Pis, le « front linéaire » aboutit alors à son antithèse en devenant non pas un moyen du mouvement tournant, mais la cause d’une paralysie tactique et de l’immobilisme. Les batailles sont alors vouées à l’échec puisqu’elles n’apportent au mieux que des succès tactiques, des percées rapidement colmatées ne permettant aucune espérance de gain stratégique et consommant inutilement des forces. La seule solution, et la raison même de l’art opératif contemporain selon Isserson, réside de ce fait dans la capacité à rompre le front, antidote à l’atonie du front continu. Pour ce faire, l’art de la guerre doit réaliser une révolution spatiale, en ne pensant plus la production des effets selon une logique linéaire et concentrique (modèle napoléonien de la concentration des effets dans une bataille décisive), mais selon une conception de l’action dans la profondeur (8).

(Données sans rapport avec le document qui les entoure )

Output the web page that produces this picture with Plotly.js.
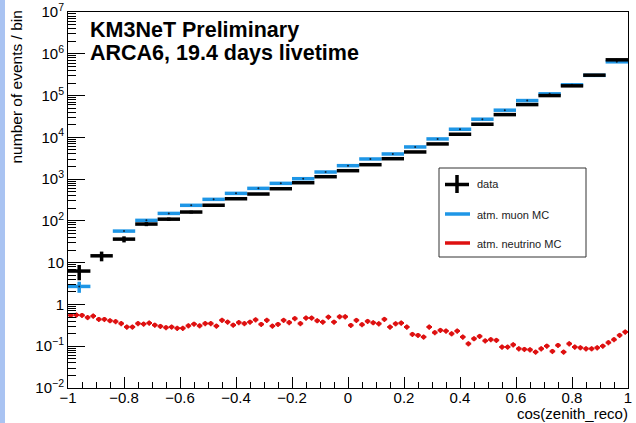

Sans une telle vision, consistant à détruire l’ensemble des capacités ennemies de combat, à la fois de contact sur la première ligne et de renforcement sur les lignes en arrière, toute action tactique ne conduirait qu’à des brèches rapidement colmatées. Or, il ne s’agit pas de percer, mais bien de rompre et, pour ce faire, il faut briser la capacité de l’ennemi à reformer son dispositif. Cela est désormais possible du fait de l’arrivée à maturité des capacités mécanisées terrestres et aériennes qui décuplent la vitesse des unités et la portée des frappes, rendant donc vulnérables les arrières et nœuds logistiques ennemis.

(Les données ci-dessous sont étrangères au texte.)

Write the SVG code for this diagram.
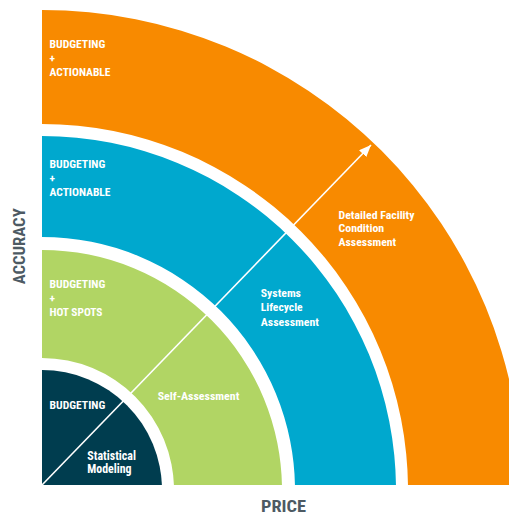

Voilà l’essence des concepts de bataille dans la profondeur et d’opérations dans la profondeur. Rendre concret l’art opératif pour atteindre la victoire et rompre le front implique de penser la profondeur, et ce à tous les niveaux d’engagement et de planification. Pour ce faire, puisque la guerre implique toujours le combat, il faut pouvoir construire le liant entre bataille et opération en appliquant ce principe de profondeur (9). On discerne clairement le lien entre bataille et opérations dans la profondeur. Pour rompre le front, la clé réside dans l’exploitation de la percée, et ce de manière continue : il faut noyer l’adversaire sous les assauts pour éviter qu’il ne se reforme. Broyer de la sorte la capacité adverse implique donc, tant sur le plan tactique que sur le plan opératif, de disposer de cette capacité d’action continue. Il en ressort un impératif d’échelonnement et de coordination (10). Un échelonnement des forces qui doit être prévu en amont et intériorisé dès les premiers contacts, faisant de la bataille un affrontement pensé en profondeur, et une coordination des diverses batailles pour faire des percées tactiques des ruptures opérationnelles dans la profondeur. La victoire stratégique par la rupture du front implique de ce fait, sur les lignes d’effort désignées, une série continue d’opérations dans la profondeur, elles-mêmes déclinées sur le plan tactique en batailles dans la profondeur.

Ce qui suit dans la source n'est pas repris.